The host may also download recorded or pre-computed data to be sent out one or both output ports.

Xilinx Virtex FPGA
The overall operation of the V6SSDL is controlled by a large field-programmable gate array (FPGA) manufactured by Xilinx. Onboard flash memory supports several alternative FPGA configurations. Standard V6SSDLs use a Virtex XCV300 device, which provides 300,000 gates. The V6SSDL may be specially ordered with larger Virtex chips, up to the XCV800 with 800,000 gates. This larger capacity could support special user-specified signal processing algorithms to analyze or transform the FPDP data streams.

Delay Memory
The delay memory on the standard V6SSDL is implemented with 128 Mbit SDRAM chips. The baseboard includes 128 of these chips in its main memory array, plus two additional SDRAMs for special purposes. The main memory array operates at clock rates up to 75 MHz, and its access width is 64 bits. The maximum memory bandwidth is 600 MB/s. On the standard configuration, an optional SDRAM mezzanine board extends the V6SSDL delay memory to 4 GB in a single VME slot. The delay available depends on the memory size, sample width, and FPDP clock rate; some typical cases:

Memory Sample FPDP clock Max delay
2 GB 16 bits 25.6 MHz 41.9 sec
4 GB 16 bits 20.0 MHz 107.3 sec
4 GB 32 bits 40.0 MHz 26.8 sec


One of the special SDRAMs on the baseboard is a "chip-kill spare." If an SDRAM chip in the main array or on the mezzanine board fails, the host computer can direct the V6SSDL to substitute the spare for the bad SDRAM. The FPGA logically maps the spare into the correct row and column of the delay memory, thereby allowing operation to continue.

Error Detection & Correction

In addition to chip failures, large arrays of memory are subject to occasional single-bit errors induced by cosmic radiation or radioactive impurities in the chip packaging material. The V6SSDL includes error detection and correction capabilities designed to deal with these random events.
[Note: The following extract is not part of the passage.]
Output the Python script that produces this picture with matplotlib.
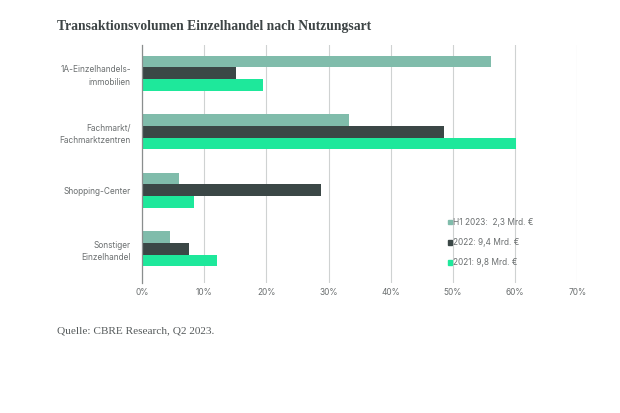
import matplotlib.pyplot as plt
import numpy as np
from matplotlib.patches import Patch

categories = ['1A-Einzelhandels-\nimmobilien', 'Fachmarkt/\nFachmarktzentren',
              'Shopping-Center', 'Sonstiger\nEinzelhandel']
series_names = ['H1 2023:  2,3 Mrd. €', '2022: 9,4 Mrd. €', '2021: 9,8 Mrd. €']
h1_2023 = [56.2, 33.3, 6.0, 4.5]
y2022 = [15.1, 48.5, 28.8, 7.6]
y2021 = [19.5, 60.2, 8.4, 12.1]
ticks = [0, 10, 20, 30, 40, 50, 60, 70]
tick_labels = ['0%', '10%', '20%', '30%', '40%', '50%', '60%', '70%']

colors = ['#80bcab', '#3b4746', '#1ee89b']
text_grey = '#6b6f70'

plt.rcParams['font.family'] = ['Inter', 'DejaVu Sans']

fig = plt.figure(figsize=(6.2, 4.13), dpi=100)
ax = fig.add_axes([0.229, 0.315, 0.702, 0.576])

y = np.arange(len(categories))
h = 0.2
for i, vals in enumerate([h1_2023, y2022, y2021]):
    ax.barh(y + (i - 1) * h, vals, height=h, color=colors[i], label=series_names[i], zorder=3)

ax.set_xlim(0, 70)
ax.set_ylim(3.58, -0.48)
ax.set_xticks(ticks)
ax.set_xticklabels(tick_labels)
ax.set_yticks(y)
ax.set_yticklabels(categories, linespacing=1.5)
ax.tick_params(axis='both', length=0, labelsize=6.0, colors=text_grey)
ax.tick_params(axis='x', pad=4)
ax.tick_params(axis='y', pad=8)
ax.grid(axis='x', color='#cfd2d2', linewidth=0.8, zorder=0)
for s in ['top', 'right', 'bottom']:
    ax.spines[s].set_visible(False)
ax.spines['left'].set_color('#8a8e8e')
ax.spines['left'].set_linewidth(0.9)
ax.spines['left'].set_zorder(4)

handles = [Patch(color=c) for c in colors]
leg = ax.legend(handles, series_names, loc='upper left', bbox_to_anchor=(0.685, 0.305),
                frameon=False, fontsize=6.0, handlelength=0.5, handleheight=0.5,
                handletextpad=0.2, labelspacing=1.35, labelcolor=text_grey)
leg.set_zorder(5)

fig.text(0.092, 0.935, 'Transaktionsvolumen Einzelhandel nach Nutzungsart',
         family='Liberation Serif', weight='bold', fontsize=9.8, color='#3d4445', va='center')
fig.text(0.092, 0.199, 'Quelle: CBRE Research, Q2 2023.',
         family='Liberation Serif', fontsize=8.1, color='#555a5b', va='center')

fig.savefig('out.png', dpi=100, facecolor='white')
Each block of 128 FPDP samples in the V6SSDL delay memory is protected with a 16-bit ECC code. This ECC is capable of correcting any single bit error and detecting any double bit error within the block. The ECC data is stored in the second special SDRAM on the V6SSDL. If the ECC detects a single bit error when a data block is retrieved, the data block is corrected before it is delivered to an FPDP output. Thus, the delay line is not subject to random single-bit errors. Host monitoring of errors can identify a marginal or failing chip to be replaced by the spare.

Data Preservation
The V6SSDL allows the host to preserve the data in a dynamically defined region in delay memory as long as it is needed. Without interrupting the data streams into and out of the delay line, the preserved region can be dumped to the host or sent out an output port after it would otherwise have been overwritten.